— start of Data excerpt —

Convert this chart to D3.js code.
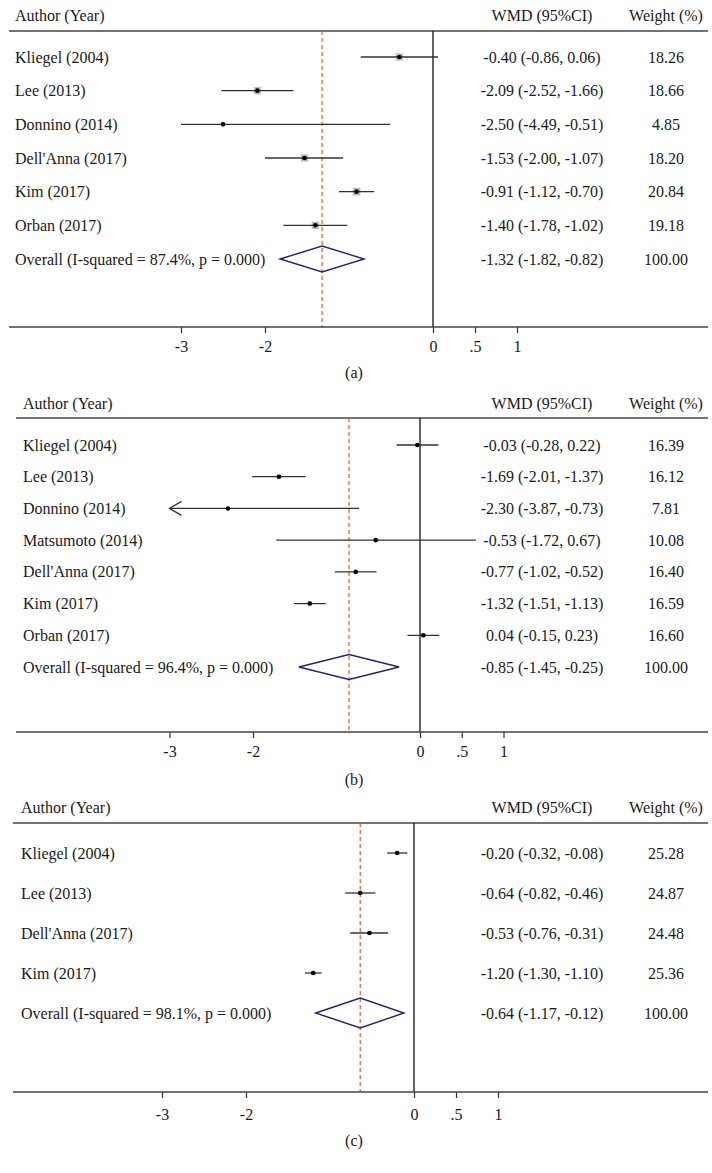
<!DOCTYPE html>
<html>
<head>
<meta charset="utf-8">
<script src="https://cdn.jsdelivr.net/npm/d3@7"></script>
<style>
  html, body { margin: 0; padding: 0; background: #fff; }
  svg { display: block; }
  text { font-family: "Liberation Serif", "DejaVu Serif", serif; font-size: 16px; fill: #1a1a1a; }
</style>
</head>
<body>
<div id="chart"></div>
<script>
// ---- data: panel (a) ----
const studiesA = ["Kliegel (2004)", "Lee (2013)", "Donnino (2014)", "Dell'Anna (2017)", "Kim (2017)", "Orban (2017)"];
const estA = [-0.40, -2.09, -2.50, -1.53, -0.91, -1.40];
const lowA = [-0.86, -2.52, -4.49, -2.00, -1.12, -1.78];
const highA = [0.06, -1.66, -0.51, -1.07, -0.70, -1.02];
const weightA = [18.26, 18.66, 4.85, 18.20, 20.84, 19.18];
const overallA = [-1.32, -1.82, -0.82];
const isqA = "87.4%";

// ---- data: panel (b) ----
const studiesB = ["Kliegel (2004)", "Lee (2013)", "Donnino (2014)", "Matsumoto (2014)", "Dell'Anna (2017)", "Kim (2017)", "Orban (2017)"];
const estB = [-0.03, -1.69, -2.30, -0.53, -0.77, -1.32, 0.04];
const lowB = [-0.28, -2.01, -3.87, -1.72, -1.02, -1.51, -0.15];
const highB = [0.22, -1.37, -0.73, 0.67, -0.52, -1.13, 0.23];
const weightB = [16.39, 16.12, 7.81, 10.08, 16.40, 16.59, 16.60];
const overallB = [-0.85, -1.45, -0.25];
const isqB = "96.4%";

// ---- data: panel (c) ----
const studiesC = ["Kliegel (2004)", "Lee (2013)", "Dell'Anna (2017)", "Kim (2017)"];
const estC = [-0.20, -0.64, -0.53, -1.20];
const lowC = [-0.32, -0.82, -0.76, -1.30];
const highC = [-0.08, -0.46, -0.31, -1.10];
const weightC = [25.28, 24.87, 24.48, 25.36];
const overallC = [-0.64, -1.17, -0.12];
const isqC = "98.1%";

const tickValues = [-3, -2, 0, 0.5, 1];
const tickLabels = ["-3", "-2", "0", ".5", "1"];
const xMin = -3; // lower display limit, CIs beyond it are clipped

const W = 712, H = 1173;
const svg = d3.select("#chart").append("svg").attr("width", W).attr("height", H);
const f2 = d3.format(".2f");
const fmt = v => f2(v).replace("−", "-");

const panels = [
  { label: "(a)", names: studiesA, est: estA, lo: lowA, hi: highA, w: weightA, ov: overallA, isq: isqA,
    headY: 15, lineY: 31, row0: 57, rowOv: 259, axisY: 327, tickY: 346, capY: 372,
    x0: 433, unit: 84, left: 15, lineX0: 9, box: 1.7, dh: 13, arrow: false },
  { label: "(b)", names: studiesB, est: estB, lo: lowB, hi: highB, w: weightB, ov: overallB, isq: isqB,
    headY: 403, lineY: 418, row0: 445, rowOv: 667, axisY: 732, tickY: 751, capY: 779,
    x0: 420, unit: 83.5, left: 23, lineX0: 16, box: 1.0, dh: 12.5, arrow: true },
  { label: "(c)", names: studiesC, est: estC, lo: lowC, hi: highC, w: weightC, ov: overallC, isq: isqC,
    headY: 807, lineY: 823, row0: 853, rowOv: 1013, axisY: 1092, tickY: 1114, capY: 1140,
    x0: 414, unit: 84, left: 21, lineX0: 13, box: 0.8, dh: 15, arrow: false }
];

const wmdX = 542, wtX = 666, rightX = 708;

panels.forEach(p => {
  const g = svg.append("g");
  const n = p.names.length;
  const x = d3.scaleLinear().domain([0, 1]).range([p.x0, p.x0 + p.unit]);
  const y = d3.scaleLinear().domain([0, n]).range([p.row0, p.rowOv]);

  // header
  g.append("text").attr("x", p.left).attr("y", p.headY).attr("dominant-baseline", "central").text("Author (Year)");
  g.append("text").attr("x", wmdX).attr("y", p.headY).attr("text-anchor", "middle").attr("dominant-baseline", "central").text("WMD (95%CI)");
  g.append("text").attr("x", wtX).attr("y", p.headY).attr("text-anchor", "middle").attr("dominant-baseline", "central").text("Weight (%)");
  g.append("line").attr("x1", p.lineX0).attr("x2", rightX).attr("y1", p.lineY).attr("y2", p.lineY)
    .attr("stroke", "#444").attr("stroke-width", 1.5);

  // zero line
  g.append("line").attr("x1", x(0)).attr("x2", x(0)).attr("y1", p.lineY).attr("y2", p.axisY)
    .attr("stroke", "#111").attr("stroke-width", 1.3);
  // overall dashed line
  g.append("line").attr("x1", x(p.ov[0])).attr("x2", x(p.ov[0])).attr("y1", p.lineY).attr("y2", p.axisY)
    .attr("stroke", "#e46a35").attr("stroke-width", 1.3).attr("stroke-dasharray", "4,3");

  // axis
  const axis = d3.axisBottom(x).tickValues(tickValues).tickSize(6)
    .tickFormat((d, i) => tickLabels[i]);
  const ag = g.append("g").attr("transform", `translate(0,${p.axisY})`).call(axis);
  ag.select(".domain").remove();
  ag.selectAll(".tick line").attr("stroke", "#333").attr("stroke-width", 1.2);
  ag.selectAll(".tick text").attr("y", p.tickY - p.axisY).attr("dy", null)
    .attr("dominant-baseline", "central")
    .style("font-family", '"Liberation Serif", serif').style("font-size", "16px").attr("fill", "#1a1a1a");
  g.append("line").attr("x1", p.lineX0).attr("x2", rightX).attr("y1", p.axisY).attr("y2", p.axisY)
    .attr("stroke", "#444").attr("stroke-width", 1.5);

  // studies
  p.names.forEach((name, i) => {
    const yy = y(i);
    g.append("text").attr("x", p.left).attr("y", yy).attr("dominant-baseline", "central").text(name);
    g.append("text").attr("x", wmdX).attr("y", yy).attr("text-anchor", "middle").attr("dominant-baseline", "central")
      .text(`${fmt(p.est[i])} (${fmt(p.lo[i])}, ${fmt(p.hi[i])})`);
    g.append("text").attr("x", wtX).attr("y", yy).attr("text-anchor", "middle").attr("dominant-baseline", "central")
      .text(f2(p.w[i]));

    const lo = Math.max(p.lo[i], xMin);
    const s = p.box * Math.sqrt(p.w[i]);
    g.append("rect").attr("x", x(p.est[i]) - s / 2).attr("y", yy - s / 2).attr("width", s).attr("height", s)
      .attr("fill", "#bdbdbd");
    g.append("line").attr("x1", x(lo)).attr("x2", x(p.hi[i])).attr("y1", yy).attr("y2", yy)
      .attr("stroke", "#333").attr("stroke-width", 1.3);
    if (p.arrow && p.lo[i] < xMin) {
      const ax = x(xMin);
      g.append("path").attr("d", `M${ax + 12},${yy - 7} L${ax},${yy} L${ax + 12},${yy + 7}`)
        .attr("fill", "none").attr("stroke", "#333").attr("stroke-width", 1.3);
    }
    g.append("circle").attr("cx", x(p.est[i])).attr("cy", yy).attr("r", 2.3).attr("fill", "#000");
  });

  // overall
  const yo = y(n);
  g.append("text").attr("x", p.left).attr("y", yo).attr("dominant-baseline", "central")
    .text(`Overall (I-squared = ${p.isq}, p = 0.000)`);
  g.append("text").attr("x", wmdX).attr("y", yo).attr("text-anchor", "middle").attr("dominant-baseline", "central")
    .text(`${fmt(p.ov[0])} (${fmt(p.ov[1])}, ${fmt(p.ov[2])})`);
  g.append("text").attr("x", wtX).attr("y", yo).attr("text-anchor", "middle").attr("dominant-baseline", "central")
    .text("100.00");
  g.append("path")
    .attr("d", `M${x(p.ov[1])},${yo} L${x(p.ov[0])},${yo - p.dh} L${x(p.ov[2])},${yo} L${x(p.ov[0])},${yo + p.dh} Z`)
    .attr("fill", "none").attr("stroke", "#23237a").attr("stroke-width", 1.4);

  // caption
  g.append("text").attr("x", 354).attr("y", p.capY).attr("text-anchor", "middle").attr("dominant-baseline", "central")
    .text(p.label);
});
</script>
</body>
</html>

— end of Data excerpt —

• _Set problem_
Return only the lines from the start of the data through the line that contains "const fmt = v", please, copying them exactly and omitting all pictures.

• _Solution to the exercise_
Convert this chart to D3.js code.
<!DOCTYPE html>
<html>
<head>
<meta charset="utf-8">
<script src="https://cdn.jsdelivr.net/npm/d3@7"></script>
<style>
  html, body { margin: 0; padding: 0; background: #fff; }
  svg { display: block; }
  text { font-family: "Liberation Serif", "DejaVu Serif", serif; font-size: 16px; fill: #1a1a1a; }
</style>
</head>
<body>
<div id="chart"></div>
<script>
// ---- data: panel (a) ----
const studiesA = ["Kliegel (2004)", "Lee (2013)", "Donnino (2014)", "Dell'Anna (2017)", "Kim (2017)", "Orban (2017)"];
const estA = [-0.40, -2.09, -2.50, -1.53, -0.91, -1.40];
const lowA = [-0.86, -2.52, -4.49, -2.00, -1.12, -1.78];
const highA = [0.06, -1.66, -0.51, -1.07, -0.70, -1.02];
const weightA = [18.26, 18.66, 4.85, 18.20, 20.84, 19.18];
const overallA = [-1.32, -1.82, -0.82];
const isqA = "87.4%";

// ---- data: panel (b) ----
const studiesB = ["Kliegel (2004)", "Lee (2013)", "Donnino (2014)", "Matsumoto (2014)", "Dell'Anna (2017)", "Kim (2017)", "Orban (2017)"];
const estB = [-0.03, -1.69, -2.30, -0.53, -0.77, -1.32, 0.04];
const lowB = [-0.28, -2.01, -3.87, -1.72, -1.02, -1.51, -0.15];
const highB = [0.22, -1.37, -0.73, 0.67, -0.52, -1.13, 0.23];
const weightB = [16.39, 16.12, 7.81, 10.08, 16.40, 16.59, 16.60];
const overallB = [-0.85, -1.45, -0.25];
const isqB = "96.4%";

// ---- data: panel (c) ----
const studiesC = ["Kliegel (2004)", "Lee (2013)", "Dell'Anna (2017)", "Kim (2017)"];
const estC = [-0.20, -0.64, -0.53, -1.20];
const lowC = [-0.32, -0.82, -0.76, -1.30];
const highC = [-0.08, -0.46, -0.31, -1.10];
const weightC = [25.28, 24.87, 24.48, 25.36];
const overallC = [-0.64, -1.17, -0.12];
const isqC = "98.1%";

const tickValues = [-3, -2, 0, 0.5, 1];
const tickLabels = ["-3", "-2", "0", ".5", "1"];
const xMin = -3; // lower display limit, CIs beyond it are clipped

const W = 712, H = 1173;
const svg = d3.select("#chart").append("svg").attr("width", W).attr("height", H);
const f2 = d3.format(".2f");
const fmt = v => f2(v).replace("−", "-");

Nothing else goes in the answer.